Below this line is a listing that includes pictures. Copy exactly, and only, the lines from the one containing "Emit a Python" through the one containing "ax = fig.add_axes([92/1099, 82/695, 1015/1099, 591/695])"; the pictures do not go in the copy.

→ **Data section**
↓↓↓

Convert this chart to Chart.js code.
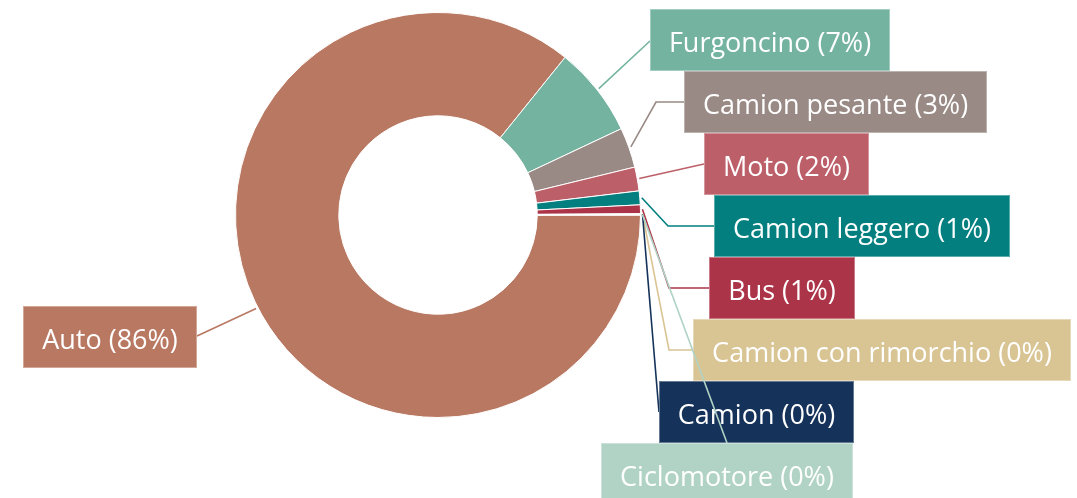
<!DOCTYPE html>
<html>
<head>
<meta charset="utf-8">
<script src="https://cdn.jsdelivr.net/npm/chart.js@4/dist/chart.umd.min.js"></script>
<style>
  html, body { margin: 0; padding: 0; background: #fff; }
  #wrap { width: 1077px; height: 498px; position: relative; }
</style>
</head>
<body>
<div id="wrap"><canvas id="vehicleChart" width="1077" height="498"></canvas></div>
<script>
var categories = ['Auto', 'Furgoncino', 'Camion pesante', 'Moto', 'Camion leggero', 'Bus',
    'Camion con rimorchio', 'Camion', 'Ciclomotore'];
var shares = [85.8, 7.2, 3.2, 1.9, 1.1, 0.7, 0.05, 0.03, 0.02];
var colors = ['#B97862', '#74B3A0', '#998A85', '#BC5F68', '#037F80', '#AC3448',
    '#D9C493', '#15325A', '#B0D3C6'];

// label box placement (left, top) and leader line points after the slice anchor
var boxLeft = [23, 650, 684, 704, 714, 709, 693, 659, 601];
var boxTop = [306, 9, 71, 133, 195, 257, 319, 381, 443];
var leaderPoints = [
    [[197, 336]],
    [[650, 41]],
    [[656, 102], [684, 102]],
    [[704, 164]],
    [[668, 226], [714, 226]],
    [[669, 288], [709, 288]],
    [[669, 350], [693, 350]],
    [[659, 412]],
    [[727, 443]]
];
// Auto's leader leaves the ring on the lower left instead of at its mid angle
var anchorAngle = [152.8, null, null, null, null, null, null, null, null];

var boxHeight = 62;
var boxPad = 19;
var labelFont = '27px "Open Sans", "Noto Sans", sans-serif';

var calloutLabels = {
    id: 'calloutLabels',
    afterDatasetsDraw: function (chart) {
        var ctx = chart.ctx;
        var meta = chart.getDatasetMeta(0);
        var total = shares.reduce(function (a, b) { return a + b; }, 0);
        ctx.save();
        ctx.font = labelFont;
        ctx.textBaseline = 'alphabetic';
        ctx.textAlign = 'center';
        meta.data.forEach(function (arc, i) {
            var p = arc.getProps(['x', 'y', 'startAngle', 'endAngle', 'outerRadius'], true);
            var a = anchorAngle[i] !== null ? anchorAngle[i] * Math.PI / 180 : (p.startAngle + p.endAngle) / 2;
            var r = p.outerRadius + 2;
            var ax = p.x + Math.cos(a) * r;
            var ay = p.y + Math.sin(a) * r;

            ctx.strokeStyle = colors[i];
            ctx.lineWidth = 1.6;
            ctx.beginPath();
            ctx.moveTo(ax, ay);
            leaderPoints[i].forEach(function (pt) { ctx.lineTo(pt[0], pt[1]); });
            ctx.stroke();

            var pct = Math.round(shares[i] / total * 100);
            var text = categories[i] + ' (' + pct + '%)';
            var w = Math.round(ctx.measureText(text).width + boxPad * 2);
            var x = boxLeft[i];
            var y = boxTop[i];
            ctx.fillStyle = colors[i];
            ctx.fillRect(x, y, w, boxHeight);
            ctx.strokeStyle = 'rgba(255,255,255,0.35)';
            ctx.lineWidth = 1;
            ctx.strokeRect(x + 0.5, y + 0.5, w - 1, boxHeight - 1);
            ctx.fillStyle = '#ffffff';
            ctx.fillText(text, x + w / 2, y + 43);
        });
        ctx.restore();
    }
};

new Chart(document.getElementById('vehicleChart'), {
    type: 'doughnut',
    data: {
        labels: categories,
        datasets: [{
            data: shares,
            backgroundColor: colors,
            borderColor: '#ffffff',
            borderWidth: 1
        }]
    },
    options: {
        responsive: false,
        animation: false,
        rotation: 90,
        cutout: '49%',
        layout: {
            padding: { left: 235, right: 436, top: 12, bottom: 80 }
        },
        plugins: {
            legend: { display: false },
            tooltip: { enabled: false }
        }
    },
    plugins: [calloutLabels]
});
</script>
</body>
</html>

↑↑↑
↓↓↓

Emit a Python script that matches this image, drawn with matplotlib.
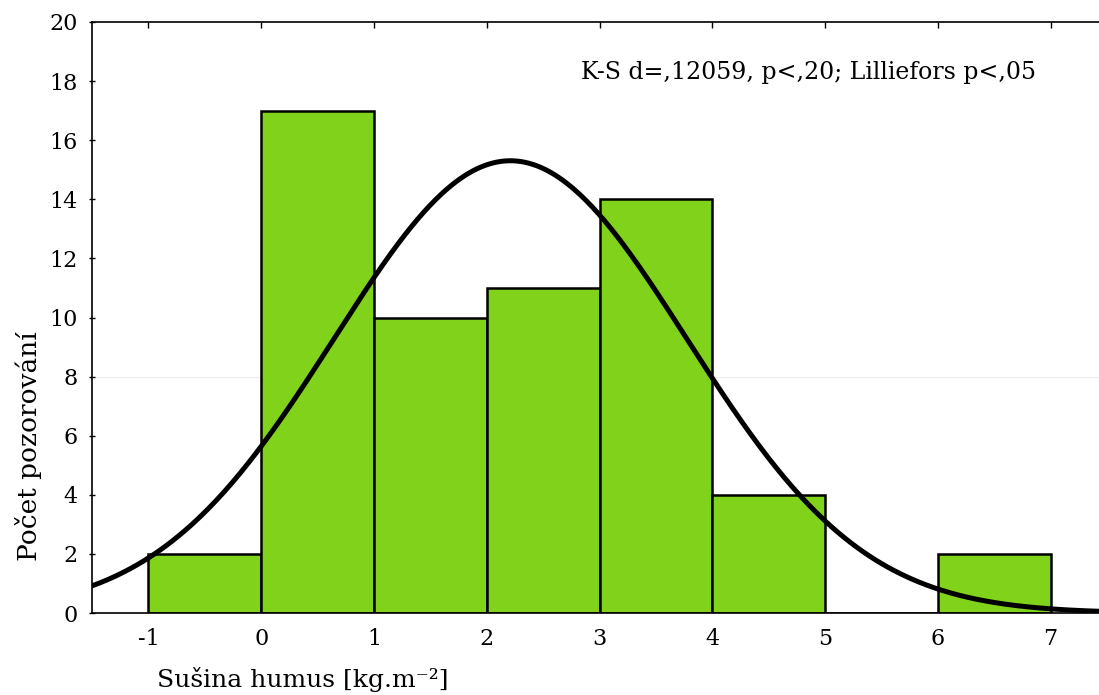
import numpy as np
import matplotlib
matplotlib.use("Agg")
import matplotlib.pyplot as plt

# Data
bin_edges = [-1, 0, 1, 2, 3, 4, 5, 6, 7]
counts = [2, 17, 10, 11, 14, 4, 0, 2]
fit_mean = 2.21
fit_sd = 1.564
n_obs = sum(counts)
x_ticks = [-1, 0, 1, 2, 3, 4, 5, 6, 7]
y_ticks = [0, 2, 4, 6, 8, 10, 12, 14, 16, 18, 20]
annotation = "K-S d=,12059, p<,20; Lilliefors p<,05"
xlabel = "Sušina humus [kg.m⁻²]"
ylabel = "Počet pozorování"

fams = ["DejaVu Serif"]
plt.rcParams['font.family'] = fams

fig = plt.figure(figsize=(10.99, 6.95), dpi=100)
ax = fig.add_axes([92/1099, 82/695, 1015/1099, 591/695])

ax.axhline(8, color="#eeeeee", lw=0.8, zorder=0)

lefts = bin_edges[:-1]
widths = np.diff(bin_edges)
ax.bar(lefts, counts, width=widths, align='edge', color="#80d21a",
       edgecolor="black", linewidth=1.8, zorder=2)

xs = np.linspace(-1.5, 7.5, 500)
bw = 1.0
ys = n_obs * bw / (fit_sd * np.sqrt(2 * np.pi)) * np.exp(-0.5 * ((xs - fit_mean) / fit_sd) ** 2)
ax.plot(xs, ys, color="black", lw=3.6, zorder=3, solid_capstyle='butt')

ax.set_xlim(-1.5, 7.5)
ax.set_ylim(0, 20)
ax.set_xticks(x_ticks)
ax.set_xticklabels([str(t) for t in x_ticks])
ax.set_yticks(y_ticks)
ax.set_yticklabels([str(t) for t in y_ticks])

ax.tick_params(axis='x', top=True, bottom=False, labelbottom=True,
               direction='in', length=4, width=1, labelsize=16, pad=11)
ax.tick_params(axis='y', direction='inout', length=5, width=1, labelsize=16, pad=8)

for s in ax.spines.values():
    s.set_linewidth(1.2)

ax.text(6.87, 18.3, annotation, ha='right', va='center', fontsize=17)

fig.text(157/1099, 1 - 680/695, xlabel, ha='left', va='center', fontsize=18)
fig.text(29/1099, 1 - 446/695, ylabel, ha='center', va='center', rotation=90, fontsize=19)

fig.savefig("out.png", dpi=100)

↑↑↑

→ **Exercise response**
Emit a Python script that matches this image, drawn with matplotlib.
import numpy as np
import matplotlib
matplotlib.use("Agg")
import matplotlib.pyplot as plt

# Data
bin_edges = [-1, 0, 1, 2, 3, 4, 5, 6, 7]
counts = [2, 17, 10, 11, 14, 4, 0, 2]
fit_mean = 2.21
fit_sd = 1.564
n_obs = sum(counts)
x_ticks = [-1, 0, 1, 2, 3, 4, 5, 6, 7]
y_ticks = [0, 2, 4, 6, 8, 10, 12, 14, 16, 18, 20]
annotation = "K-S d=,12059, p<,20; Lilliefors p<,05"
xlabel = "Sušina humus [kg.m⁻²]"
ylabel = "Počet pozorování"

fams = ["DejaVu Serif"]
plt.rcParams['font.family'] = fams

fig = plt.figure(figsize=(10.99, 6.95), dpi=100)
ax = fig.add_axes([92/1099, 82/695, 1015/1099, 591/695])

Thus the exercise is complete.